After this quite a lot is known about what the force did and where they did it, but nothing about motivation. So it’s known that many people joined this revolt over the two years it lasted, both slaves and free people as I mentioned above, and by the end there were about 10,000 people involved. It’s also known that early on the group split more than once with a Spartacus led force going one way and a force led by someone else going the other way. Generally what happened there was that Spartacus won his battles, the other leaders weren’t so successful. But what we don’t know is why this happened – arguments over leadership? disagreements about where to go? attempts to spread themselves out to make better use of available resources?

Spartacus led his force up to the north of Italy to the alps, but once there didn’t cross and instead led his army back down through Italy to the south of the country. Some people speculate that this was because he changed his mind – initially they say he intended just to go home, but then he decided to try and take down Rome (whether to replace it, or to abolish slavery or some other reason). But the experts on this programme seemed to think it was much more likely that if his original intent had been to go home he’d’ve gone across to the east coast of Italy and got on a boat for Thrace as quickly as possible. Instead they speculate that the movement up and down the length of Italy was partly to keep the army fed – they were basically scavengers and keeping a large force fed off the land (even with help from sympathetic locals) would mean they would need to keep moving. And also by marching throughout Italy they could gather support from the non-Roman city states – ending up in the south of Italy perhaps with an eye to getting to Sicily where a previous revolt had been successful for a while.

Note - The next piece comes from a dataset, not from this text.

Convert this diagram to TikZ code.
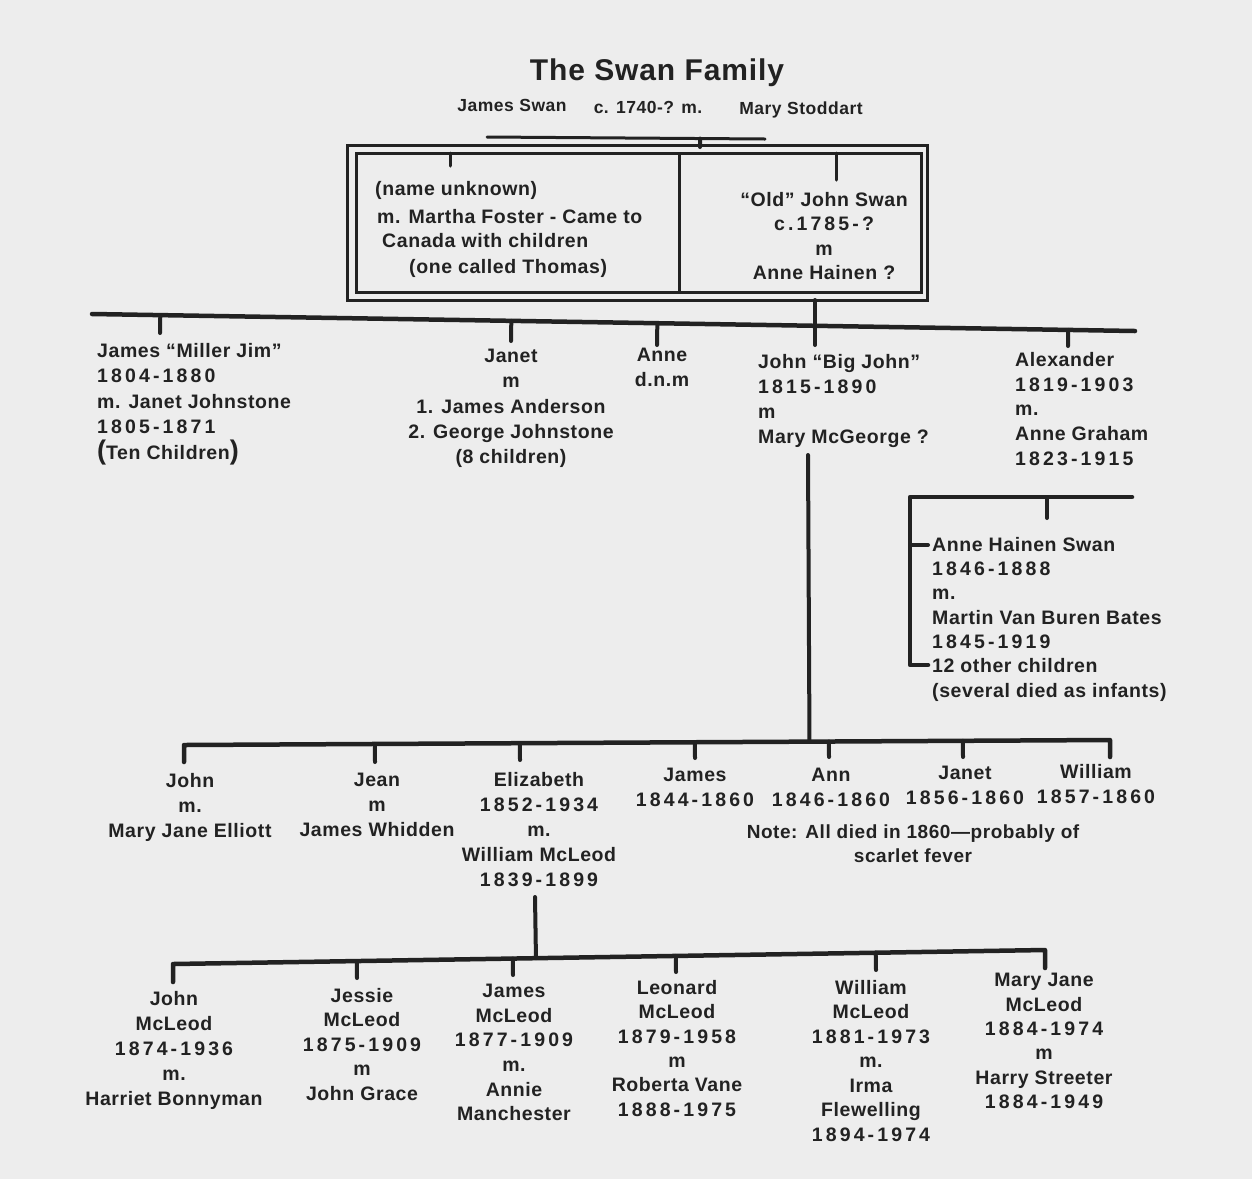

But Spartacus was to be defeated in 71BC by an army lead by Crassus. Crassus was a wealthy Roman citizen who was a general and politician. Bragg referred to him as a statesman, but Beard corrected this to “thug”. It’s important to remember that as officials were elected every year then it would be very useful to someone like Crassus to have a victory under his belt to show off about to the electorate. So Crassus took a considerable fighting force to hunt down Spartacus, and was in the end successful. Opinion was divided between the three experts as to whether or not the average Roman would actually have been much bothered about this slave revolt. One point of view was that if you were living in Rome it would all seem to be happening “over there, somewhere else”. But the other was that being surrounded oneself by slaves all of the time would make it a frightening time.

Spartacus’s legend grew after his death. This is down, in large part, to the needs of Crassus’s PR campaign. By building up the rebellion lead by Spartacus to be a big deal he made his own victory look that much more impressive. In actual fact it wasn’t, as I said earlier, the most successful slave revolt. Much later, in the 18th Century AD the legend that had grown up around Spartacus was taken up by the movement for the abolition of slavery. And since then it has been used by many different groups of people as a rallying point for their cause – ranging from the left wing (ie Karl Marx) to the right (ie Ronald Reagan).